Der schwedische Musik-Streaming-Dienst Spotify erfreut sich – auch bei Punk-Fans – wachsender Beliebtheit, gleichzeitig gibt es viele kritische Stimmen, etwa warum Künstler nur so einen äußerst geringen Betrag als Vergütung erhalten. Was sagst du als Musik-Fan aber auch Urheber dazu?

Ich befinde mich jetzt in einem Lebensabschnitt, in dem ich einfach keine Zeit und Energie habe, ständig in Plattenläden nach neuen Alben zu suchen. Das musikalische Angebot auf Spotify ist immens, das Ganze ist einfach sehr praktisch.
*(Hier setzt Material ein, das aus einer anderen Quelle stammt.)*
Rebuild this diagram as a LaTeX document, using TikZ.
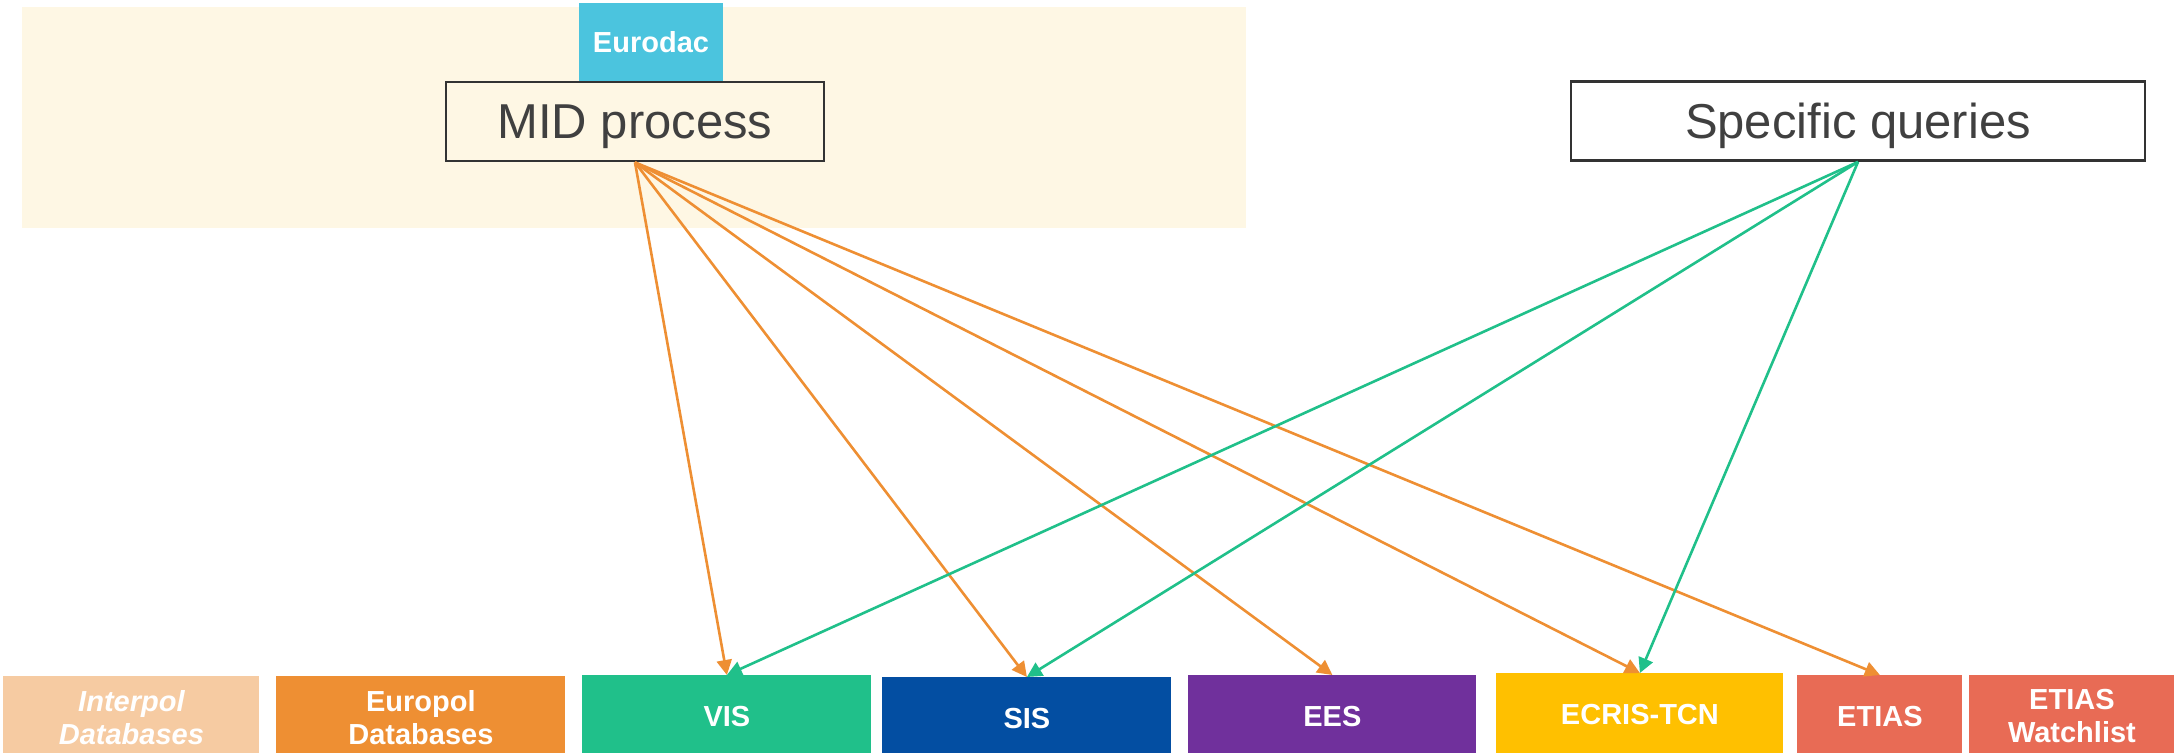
\documentclass[tikz,border=0pt]{standalone}
\usepackage{fontspec}
\setmainfont{Liberation Sans}
\usetikzlibrary{arrows.meta}

\definecolor{midbg}{HTML}{FEF7E4}
\definecolor{eurodacblue}{HTML}{4BC4DE}
\definecolor{interpolpeach}{HTML}{F6CBA2}
\definecolor{europolorange}{HTML}{EE8F33}
\definecolor{visgreen}{HTML}{20C08A}
\definecolor{sisblue}{HTML}{034EA2}
\definecolor{eespurple}{HTML}{70309C}
\definecolor{ecrisyellow}{HTML}{FFC000}
\definecolor{etiasred}{HTML}{E86B55}
\definecolor{boxline}{HTML}{333333}
\definecolor{textgrey}{HTML}{404040}

\begin{document}
\begin{tikzpicture}[x=0.5pt,y=-0.5pt,>={Triangle[length=7.5pt,width=7.5pt]},
    db node/.style={anchor=north west,inner sep=0pt,minimum height=41pt,text=white,align=center,font=\bfseries\fontsize{14.5}{16.5}\selectfont},
    query node/.style={draw=boxline,line width=1.4pt,inner sep=0pt,minimum height=39.5pt,text depth=0pt,text=textgrey,font=\fontsize{24.5}{28}\selectfont},
    mid arrow/.style={->,draw=europolorange,line width=1.3pt},
    sq arrow/.style={->,draw=visgreen,line width=1.3pt}]
    \useasboundingbox (0,0) rectangle (2174,752);
    \clip (0,0) rectangle (2174,752);

    % MID area
    \fill[midbg] (22,7) rectangle (1246,228);
    \node[fill=eurodacblue, inner sep=0pt, minimum width=72pt, minimum height=39pt, text=white, font=\bfseries\fontsize{14.5}{16.5}\selectfont] (eurodac) at (651,42) {Eurodac};
    \node[query node, fill=midbg, minimum width=189pt] (mid) at (635,121.5) {MID process};
    \node[query node, minimum width=287pt] (queries) at (1858,121) {Specific queries};

    % databases
    \node[db node, fill=interpolpeach, minimum width=128pt, font=\bfseries\itshape\fontsize{14.5}{16.5}\selectfont] (interpol) at (3,676) {Interpol\\Databases};
    \node[db node, fill=europolorange, minimum width=144.5pt] (europol) at (276,676) {Europol\\Databases};
    \node[db node, fill=visgreen, minimum width=144.5pt] (vis) at (582,675) {VIS};
    \node[db node, fill=sisblue, minimum width=144.5pt] (sis) at (882,677) {SIS};
    \node[db node, fill=eespurple, minimum width=144pt] (ees) at (1188,675) {EES};
    \node[db node, fill=ecrisyellow, minimum width=143.5pt] (ecris) at (1496,673) {ECRIS-TCN};
    \node[db node, fill=etiasred, minimum width=82.5pt] (etias) at (1797,675) {ETIAS};
    \node[db node, fill=etiasred, minimum width=102.5pt] (watchlist) at (1969,675) {ETIAS\\Watchlist};

    % queries
    \foreach \db in {vis,sis,ees,ecris,etias}
        \draw[mid arrow] (mid.south) -- (\db.north);
    \foreach \db in {vis,sis,ecris}
        \draw[sq arrow] (queries.south) -- (\db.north);
\end{tikzpicture}
\end{document}
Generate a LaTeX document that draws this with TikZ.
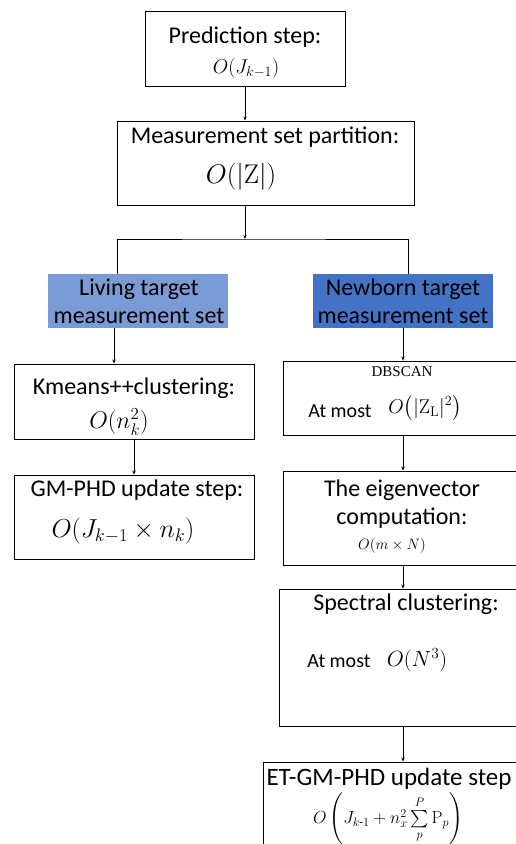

Klarer Nachteil ist unter anderem die recht bescheidene Tonqualität, aber darüber kann ich hinwegsehen. Als Urheber muss ich sagen, dass mit Spotify in Schweden vieles besser geworden ist. Vor Spotify kaufte nämlich niemand mehr CDs und lud einfach alles illegal herunter. Urheber erhalten sehr niedrige Beträge, ja, das stimmt. Aber es geht bereits aufwärts und die Beträge werden in der Zukunft steigen. Eine legale Alternative zur illegalen Piraterie zu haben ist jedenfalls viel wert.